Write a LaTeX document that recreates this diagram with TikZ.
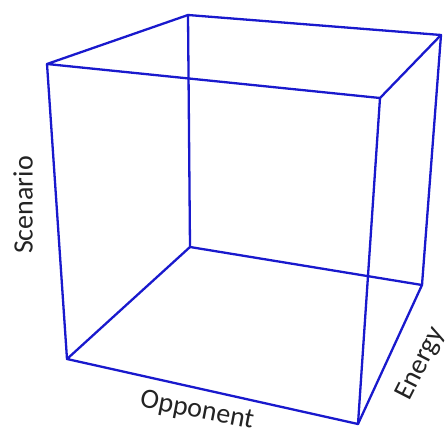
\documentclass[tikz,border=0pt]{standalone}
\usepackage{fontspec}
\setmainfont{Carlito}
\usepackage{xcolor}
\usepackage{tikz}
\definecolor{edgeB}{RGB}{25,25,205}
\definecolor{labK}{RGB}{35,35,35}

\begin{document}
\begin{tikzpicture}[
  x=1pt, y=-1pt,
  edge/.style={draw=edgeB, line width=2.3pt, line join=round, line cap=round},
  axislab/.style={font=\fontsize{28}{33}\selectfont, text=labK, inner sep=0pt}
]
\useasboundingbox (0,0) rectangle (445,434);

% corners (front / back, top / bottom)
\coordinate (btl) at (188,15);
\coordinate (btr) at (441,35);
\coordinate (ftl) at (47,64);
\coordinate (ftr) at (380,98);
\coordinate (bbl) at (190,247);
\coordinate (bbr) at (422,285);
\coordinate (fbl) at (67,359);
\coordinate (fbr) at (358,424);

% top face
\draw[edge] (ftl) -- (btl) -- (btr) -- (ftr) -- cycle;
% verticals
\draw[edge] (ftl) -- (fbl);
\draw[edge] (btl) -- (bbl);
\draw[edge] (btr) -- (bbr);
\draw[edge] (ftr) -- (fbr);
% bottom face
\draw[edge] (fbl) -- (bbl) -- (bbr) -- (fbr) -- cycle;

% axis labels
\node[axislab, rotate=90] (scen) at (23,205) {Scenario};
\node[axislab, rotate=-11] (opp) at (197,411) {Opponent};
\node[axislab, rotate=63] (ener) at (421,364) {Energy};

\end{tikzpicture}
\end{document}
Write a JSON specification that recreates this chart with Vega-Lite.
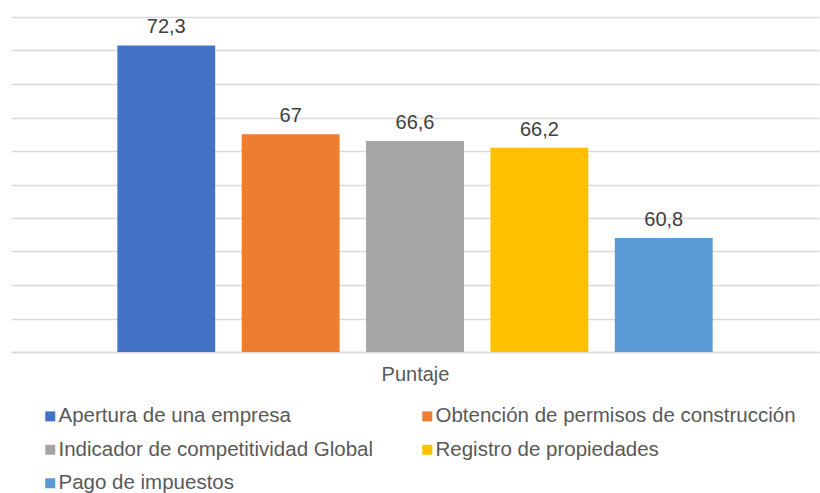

******

» **STATED GOAL**: Repeat all the records above exactly, leaving out any pictures.

» **SOLUTION FOR THIS PROBLEM**:
Write a LaTeX document that recreates this diagram with TikZ.
\documentclass[tikz,border=0pt]{standalone}
\usepackage{fontspec}
\setmainfont{Carlito}
\usepackage{xcolor}
\usepackage{tikz}
\definecolor{edgeB}{RGB}{25,25,205}
\definecolor{labK}{RGB}{35,35,35}

\begin{document}
\begin{tikzpicture}[
  x=1pt, y=-1pt,
  edge/.style={draw=edgeB, line width=2.3pt, line join=round, line cap=round},
  axislab/.style={font=\fontsize{28}{33}\selectfont, text=labK, inner sep=0pt}
]
\useasboundingbox (0,0) rectangle (445,434);

% corners (front / back, top / bottom)
\coordinate (btl) at (188,15);
\coordinate (btr) at (441,35);
\coordinate (ftl) at (47,64);
\coordinate (ftr) at (380,98);
\coordinate (bbl) at (190,247);
\coordinate (bbr) at (422,285);
\coordinate (fbl) at (67,359);
\coordinate (fbr) at (358,424);

% top face
\draw[edge] (ftl) -- (btl) -- (btr) -- (ftr) -- cycle;
% verticals
\draw[edge] (ftl) -- (fbl);
\draw[edge] (btl) -- (bbl);
\draw[edge] (btr) -- (bbr);
\draw[edge] (ftr) -- (fbr);
% bottom face
\draw[edge] (fbl) -- (bbl) -- (bbr) -- (fbr) -- cycle;

% axis labels
\node[axislab, rotate=90] (scen) at (23,205) {Scenario};
\node[axislab, rotate=-11] (opp) at (197,411) {Opponent};
\node[axislab, rotate=63] (ener) at (421,364) {Energy};

\end{tikzpicture}
\end{document}
Write a JSON specification that recreates this chart with Vega-Lite.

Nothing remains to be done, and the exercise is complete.